Dec. 19–The Naniloa Volcanoes Hotel has a new owner and a new future as a marine art-themed vacation resort in Hilo.

A company led by real estate developer Ed Bushor completed the purchase of the oceanfront hotel Tuesday.

Work to revitalize the struggling property began quickly, with new landscaping planted in front of the hotel Tuesday and a 20-foot Christmas tree set up Wednesday.

“It’s looking like an operating hotel actually, instead of a desert like it used to be,” Bushor said.

Bushor, who bought the hotel for $7 million through a bankruptcy auction with partners, including marine artist Wyland and major Hawaii island landowner Ed Olson, plans to spend $20 million on renovations and make the property a museumlike visitor attraction.

An envisioned focal point is a planned bronze life-size sculpture of a baby humpback whale that blows water like a geyser every hour on the hour.

“It’s really going to be spectacular,” Bushor said, explaining that the whale feature would be part of a sculpture park between the ocean and the hotel lobby. “We want to create a second major tourist attraction for people who come to see the volcano.”

Bushor hopes to finalize a deal with Wyland to rebrand the renovated hotel with the artist’s name and feature $20 million to $30 million of Wyland art in the hotel. Another possibility is to stock the hotel with art from a variety of artists.

Renovation work is projected to take a year. During that time, the hotel will operate as the Hilo Naniloa Hotel.

Aqua Hospitality took over management of the property with the sale and rehired nearly all the roughly 35 employees, Bushor said. The new owner expects that about 100 employees will be needed after renovation work is done.

The 383-room hotel has been operating with just 179 rooms in one tower after the previous owner, Hawaii Outdoor Tours Inc., led by Ken Fujiyama, got into financial trouble after renovating one tower amid the economic downturn a few years ago.

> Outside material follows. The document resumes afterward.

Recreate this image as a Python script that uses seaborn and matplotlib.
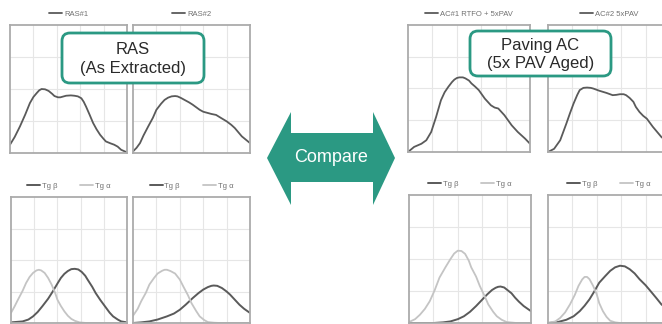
import numpy as np
import pandas as pd
import matplotlib
matplotlib.use("Agg")
import matplotlib.pyplot as plt
import seaborn as sns
from matplotlib.patches import Polygon, FancyBboxPatch

# ---- data (x: 0-100 across a panel, y: 0-4 grid rows) ----
ras1_x = [0, 4, 8.5, 13, 17, 20, 23, 25, 27, 30, 33, 36, 38, 41, 43, 46, 48, 52, 55, 58, 61, 63, 65, 68, 71, 74, 77, 80, 82, 86, 89, 92, 95, 100]
ras1_y = [0.26, 0.5, 0.83, 1.2, 1.56, 1.75, 1.88, 1.96, 2.0, 1.99, 1.94, 1.85, 1.78, 1.74, 1.74, 1.77, 1.79, 1.8, 1.79, 1.77, 1.71, 1.6, 1.45, 1.2, 0.94, 0.74, 0.57, 0.44, 0.36, 0.3, 0.26, 0.2, 0.10, 0.02]

ras2_x = [0, 3, 6, 9, 13, 17, 20, 24, 27, 30, 33, 36, 38, 41, 44, 48, 51, 54, 57, 60, 64, 67, 71, 75, 80, 84, 87, 90, 93, 97, 100]
ras2_y = [0.05, 0.16, 0.31, 0.55, 0.83, 1.1, 1.35, 1.54, 1.66, 1.73, 1.77, 1.78, 1.77, 1.72, 1.66, 1.58, 1.51, 1.43, 1.35, 1.29, 1.25, 1.22, 1.19, 1.1, 0.99, 0.88, 0.78, 0.65, 0.52, 0.4, 0.31]

ac1_x = [0, 5, 11, 15, 19, 23, 27, 30, 33, 36, 38, 40, 42, 45, 47, 50, 52, 55, 58, 63, 68, 71, 74, 79, 82, 85, 90, 96, 100]
ac1_y = [0.0, 0.16, 0.26, 0.37, 0.63, 1.1, 1.63, 1.88, 2.05, 2.2, 2.28, 2.33, 2.35, 2.35, 2.32, 2.25, 2.16, 2.06, 1.95, 1.68, 1.47, 1.4, 1.37, 1.16, 1.0, 0.84, 0.63, 0.42, 0.26]

ac2_x = [0, 5, 10, 15, 18, 21, 24, 26, 29, 32, 35, 37, 42, 48, 53, 56, 59, 62, 64, 67, 70, 72, 75, 78, 81, 86, 93, 100]
ac2_y = [0.0, 0.1, 0.37, 0.89, 1.22, 1.53, 1.8, 1.95, 2.02, 2.03, 2.02, 2.0, 1.93, 1.86, 1.79, 1.8, 1.82, 1.82, 1.79, 1.7, 1.58, 1.42, 1.26, 1.14, 1.05, 0.79, 0.47, 0.26]

# Tg curves for the four lower panels
ras1_beta_x = [0, 10, 15, 19, 23, 27, 32, 36, 40, 43, 46, 49, 52, 55, 58, 61, 64, 66, 70, 73, 77, 81, 85, 88, 92, 95, 100]
ras1_beta_y = [0.02, 0.05, 0.11, 0.21, 0.35, 0.53, 0.77, 1.0, 1.25, 1.43, 1.56, 1.65, 1.71, 1.72, 1.7, 1.62, 1.5, 1.38, 1.15, 0.95, 0.73, 0.53, 0.33, 0.21, 0.11, 0.05, 0.02]
ras1_alpha_x = [0, 3, 6, 10, 13, 16, 19, 22, 24, 26, 29, 32, 35, 38, 40, 43, 46, 49, 52, 55, 59, 65, 71, 100]
ras1_alpha_y = [0.32, 0.52, 0.74, 1.02, 1.27, 1.46, 1.59, 1.67, 1.69, 1.67, 1.59, 1.43, 1.22, 0.96, 0.74, 0.54, 0.37, 0.23, 0.13, 0.07, 0.02, 0.0, 0.0, 0.0]

ras2_beta_x = [0, 7, 14, 21, 29, 35, 40, 45, 51, 56, 60, 64, 67, 69, 72, 76, 80, 83, 87, 91, 95, 100]
ras2_beta_y = [0.0, 0.02, 0.05, 0.11, 0.21, 0.3, 0.42, 0.58, 0.79, 0.95, 1.06, 1.14, 1.18, 1.19, 1.18, 1.11, 1.0, 0.9, 0.74, 0.58, 0.45, 0.32]
ras2_alpha_x = [0, 4, 7, 11, 14, 18, 21, 25, 27, 29, 32, 36, 40, 43, 47, 50, 54, 57, 61, 64, 69, 74, 100]
ras2_alpha_y = [0.23, 0.45, 0.69, 0.96, 1.22, 1.43, 1.57, 1.66, 1.69, 1.69, 1.65, 1.57, 1.38, 1.16, 0.88, 0.63, 0.38, 0.21, 0.09, 0.03, 0.01, 0.0, 0.0]

ac1_beta_x = [0, 20, 28, 34, 40, 45, 50, 55, 60, 64, 68, 71, 73, 75, 78, 80, 84, 87, 90, 94, 100]
ac1_beta_y = [0.0, 0.0, 0.02, 0.05, 0.12, 0.21, 0.35, 0.53, 0.73, 0.89, 1.03, 1.1, 1.13, 1.14, 1.11, 1.05, 0.93, 0.79, 0.67, 0.53, 0.37]
ac1_alpha_x = [0, 5, 9, 13, 17, 21, 25, 30, 34, 37, 40, 43, 46, 49, 51, 55, 58, 62, 65, 69, 72, 76, 80, 88, 100]
ac1_alpha_y = [0.03, 0.12, 0.26, 0.44, 0.68, 1.02, 1.42, 1.75, 2.0, 2.17, 2.26, 2.25, 2.16, 1.95, 1.74, 1.45, 1.16, 0.84, 0.58, 0.35, 0.21, 0.1, 0.03, 0.0, 0.0]

ac2_beta_x = [0, 8, 15, 21, 26, 30, 34, 38, 42, 47, 51, 55, 59, 63, 67, 71, 75, 80, 84, 89, 93, 100]
ac2_beta_y = [0.0, 0.03, 0.1, 0.21, 0.37, 0.54, 0.74, 0.99, 1.26, 1.47, 1.63, 1.74, 1.79, 1.77, 1.68, 1.55, 1.37, 1.18, 1.0, 0.77, 0.58, 0.37]
ac2_alpha_x = [0, 6, 10, 14, 18, 22, 25, 28, 30, 32, 34, 37, 40, 42, 45, 48, 51, 55, 59, 100]
ac2_alpha_y = [0.0, 0.05, 0.16, 0.33, 0.58, 0.88, 1.16, 1.36, 1.44, 1.44, 1.37, 1.16, 0.89, 0.62, 0.37, 0.19, 0.07, 0.02, 0.0, 0.0]

top_labels = ["RAS#1", "RAS#2", "AC#1 RTFO + 5xPAV", "AC#2 5xPAV"]
box_texts = ["RAS\n(As Extracted)", "Paving AC\n(5x PAV Aged)"]
arrow_text = "Compare"

DARK = "#5a5a5a"
LIGHT = "#c4c4c4"
TEAL = "#2b9983"
FRAME = "#ababab"
GRID = "#e6e6e6"

W, H = 662, 324

sns.set_theme(style="white")
plt.rcParams["font.family"] = ["Liberation Sans", "DejaVu Sans"]

fig = plt.figure(figsize=(W / 100, H / 100), dpi=100)


def panel(x0, x1, y0, y1):
    ax = fig.add_axes([x0 / W, 1 - y1 / H, (x1 - x0) / W, (y1 - y0) / H])
    ax.set_xlim(0, 100)
    ax.set_ylim(0, 4)
    ax.set_xticks([20, 40, 60, 80])
    ax.set_yticks([1, 2, 3])
    ax.grid(True, color=GRID, lw=0.8)
    ax.tick_params(length=0, labelbottom=False, labelleft=False)
    for s in ax.spines.values():
        s.set_color(FRAME)
        s.set_linewidth(1.3)
    return ax


def legend_above(ax):
    ax.legend(loc="lower center", bbox_to_anchor=(0.5, 1.02), ncol=2, frameon=False,
              fontsize=5.5, handlelength=1.7, handletextpad=0.25, columnspacing=3.0,
              borderaxespad=0.2, labelcolor="#707070")


# top row: extracted / aged spectra
top = [
    ((10, 127, 25, 153), ras1_x, ras1_y, top_labels[0]),
    ((133, 250, 25, 153), ras2_x, ras2_y, top_labels[1]),
    ((408, 530, 25, 152), ac1_x, ac1_y, top_labels[2]),
    ((548, 670, 25, 152), ac2_x, ac2_y, top_labels[3]),
]
for pos, xs, ys, lab in top:
    ax = panel(*pos)
    df = pd.DataFrame({"x": xs, "y": ys})
    sns.lineplot(data=df, x="x", y="y", ax=ax, color=DARK, lw=1.3, label=lab)
    ax.set_xlabel("")
    ax.set_ylabel("")
    legend_above(ax)

# bottom row: Tg beta / Tg alpha
bottom = [
    ((11, 127, 197, 323), ras1_beta_x, ras1_beta_y, ras1_alpha_x, ras1_alpha_y),
    ((133, 250, 197, 323), ras2_beta_x, ras2_beta_y, ras2_alpha_x, ras2_alpha_y),
    ((409, 531, 195, 323), ac1_beta_x, ac1_beta_y, ac1_alpha_x, ac1_alpha_y),
    ((548, 670, 195, 323), ac2_beta_x, ac2_beta_y, ac2_alpha_x, ac2_alpha_y),
]
for pos, bx, by, axx, ayy in bottom:
    ax = panel(*pos)
    sns.lineplot(x=bx, y=by, ax=ax, color=DARK, lw=1.4, label="Tg β")
    sns.lineplot(x=axx, y=ayy, ax=ax, color=LIGHT, lw=1.3, label="Tg α")
    ax.set_xlabel("")
    ax.set_ylabel("")
    legend_above(ax)

# overlay in pixel space for the call-out boxes and the arrow
ov = fig.add_axes([0, 0, 1, 1])
ov.set_xlim(0, W)
ov.set_ylim(H, 0)
ov.axis("off")
ov.patch.set_alpha(0)

arrow = Polygon([(267, 158), (291, 112), (291, 133), (373, 133), (373, 112), (395, 158),
                 (373, 205), (373, 182), (291, 182), (291, 205)],
                closed=True, fc=TEAL, ec="none")
ov.add_patch(arrow)
ov.text(331, 158, arrow_text, color="white", fontsize=13, ha="center", va="center")

for (bx0, bx1, by0, by1), txt in zip([(62, 204, 33, 83), (470, 611, 31, 76)], box_texts):
    r = 8
    box = FancyBboxPatch((bx0 + r, by0 + r), bx1 - bx0 - 2 * r, by1 - by0 - 2 * r,
                         boxstyle=f"round,pad={r}", fc="white", ec=TEAL, lw=2.0)
    ov.add_patch(box)
    ov.text((bx0 + bx1) / 2, (by0 + by1) / 2 + 1, txt, fontsize=12, ha="center",
            va="center", color="#2a2a2a", linespacing=1.25)

fig.savefig("out.png", dpi=100)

Hawaii Outdoor Tours bought the Naniloa and its nine-hole golf course on state land at a state auction for the land lease in 2006. The company filed bankruptcy last year, which led to the auction.

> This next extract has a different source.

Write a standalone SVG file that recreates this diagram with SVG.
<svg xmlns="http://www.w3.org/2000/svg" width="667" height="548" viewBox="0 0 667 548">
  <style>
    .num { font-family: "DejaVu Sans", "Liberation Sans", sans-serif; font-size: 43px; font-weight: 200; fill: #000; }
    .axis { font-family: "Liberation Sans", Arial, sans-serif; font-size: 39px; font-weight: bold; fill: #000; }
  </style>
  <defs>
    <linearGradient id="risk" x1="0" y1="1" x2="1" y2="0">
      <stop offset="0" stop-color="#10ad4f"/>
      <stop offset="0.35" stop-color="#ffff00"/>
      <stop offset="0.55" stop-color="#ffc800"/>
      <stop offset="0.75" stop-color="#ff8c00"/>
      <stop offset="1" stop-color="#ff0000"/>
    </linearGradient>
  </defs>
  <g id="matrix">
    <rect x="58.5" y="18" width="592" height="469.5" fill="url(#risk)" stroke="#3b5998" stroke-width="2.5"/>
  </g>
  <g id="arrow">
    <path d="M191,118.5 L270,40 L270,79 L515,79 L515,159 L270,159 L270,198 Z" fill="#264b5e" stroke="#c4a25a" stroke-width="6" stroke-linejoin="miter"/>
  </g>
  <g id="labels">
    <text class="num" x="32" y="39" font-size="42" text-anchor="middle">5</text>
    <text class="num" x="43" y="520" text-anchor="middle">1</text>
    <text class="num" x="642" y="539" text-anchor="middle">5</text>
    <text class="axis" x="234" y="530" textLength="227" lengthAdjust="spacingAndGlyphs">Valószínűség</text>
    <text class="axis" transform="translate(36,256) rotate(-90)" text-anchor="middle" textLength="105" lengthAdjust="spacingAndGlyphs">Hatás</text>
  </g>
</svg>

This year through November, the hotel reported a $1.1 million net loss and has had an occupancy rate of about 20 percent to 30 percent, said David Farmer, a court-appointed trustee overseeing the hotel’s operation in bankruptcy.

Recently, there was some question as to whether the sale would be completed after a delay that included a missed deadline to fund the deal and allegations that hotel inventory and equipment were missing. The state Department of Land and Natural Resources also objected to transferring its land lease without consent.

The dispute over the inventory and equipment was resolved, and the transaction was completed. Farmer said the state’s objection was made moot by the sale’s closing. Bushor is obligated to pay the state $500,000 a year for the lease, which has a remaining term of 58 years.